In the locker room no one said a word except McEnroe, who delivered a diatribe against the Swiss. By the time the break was over, the rest of the Americans were as surly as Mac. Agassi pounded the courtside barricades and screamed at a hostile spectator, "Are you Swiss? Then kiss my——."

An energized Sampras, who was now glowering, unfurled elegant winners and pumped his fists as he never had before, even in winning the 1990 U.S. Open. Later Sampras called his histrionics a personal breakthrough. "I don't think people have seen that from me before," he said. "I think I learned how to use it."

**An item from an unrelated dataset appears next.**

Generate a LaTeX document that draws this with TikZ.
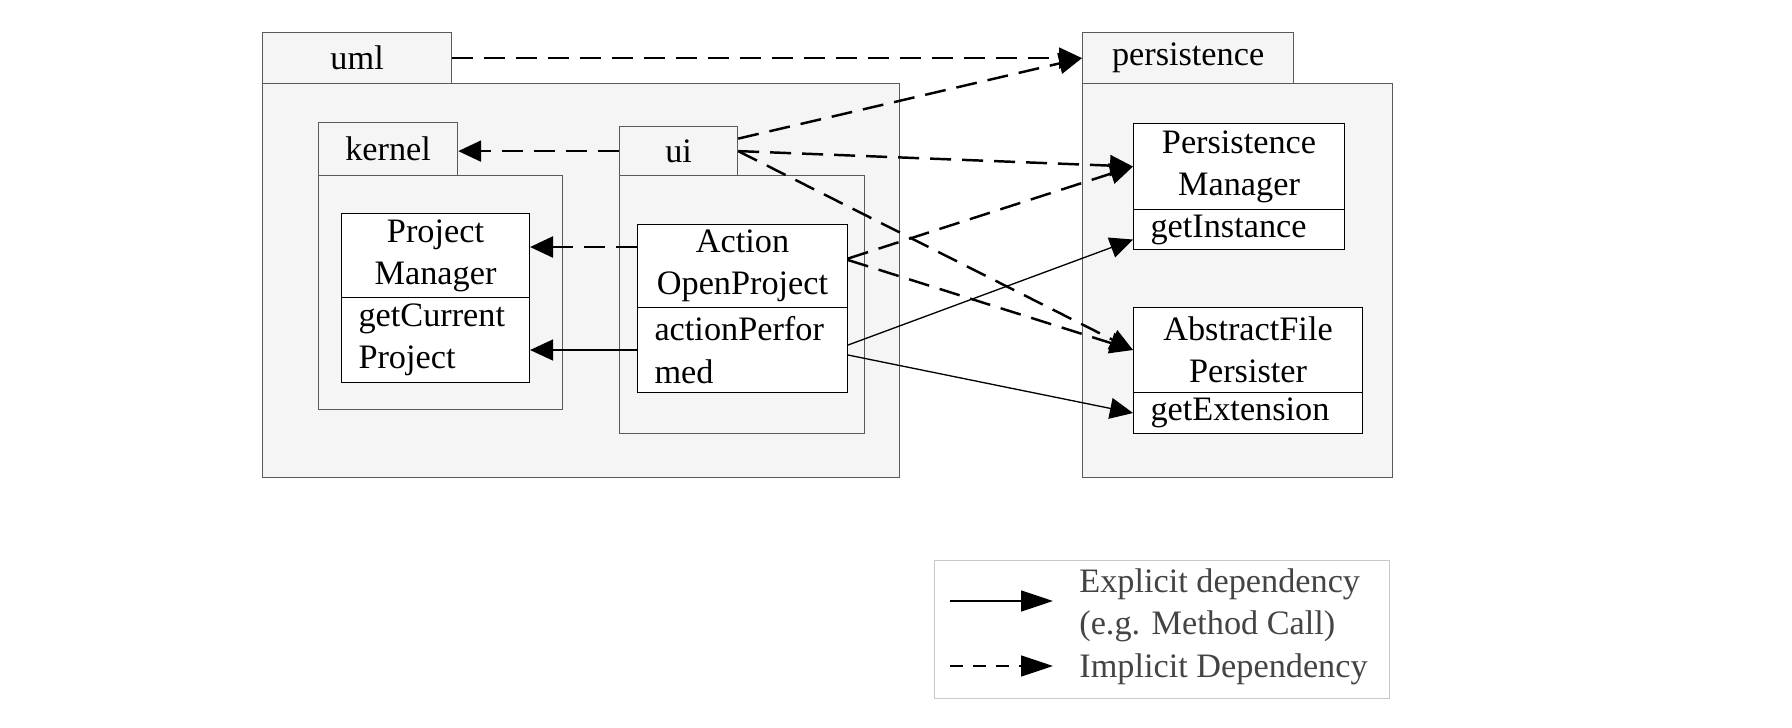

It was left to the still shaken Courier to close out the tie against Hlasek on Sunday. Courier made his own breakthrough. Agassi was in the locker room waiting to play the rubber match against Rosset, when Courier, tied at one set apiece with Hlasek, began struggling in the third. Agassi charged to courtside, where he screamed at Courier to get rid of Hlasek once and for all. Courier stared at Agassi and laughed. He then obliged.

Afterward Sampras grabbed an American flag from the stands, and the players took turns trotting around the court with it. Even then, McEnroe didn't smile as much as grimace. The Swiss had complained about the Americans' poor sportsmanship, but what is Davis Cup if not being cursed at in a foreign language? McEnroe understands this, and he taught his teammates well.

"You root for our guys and against them," said Agassi. "That's what Davis Cup is all about."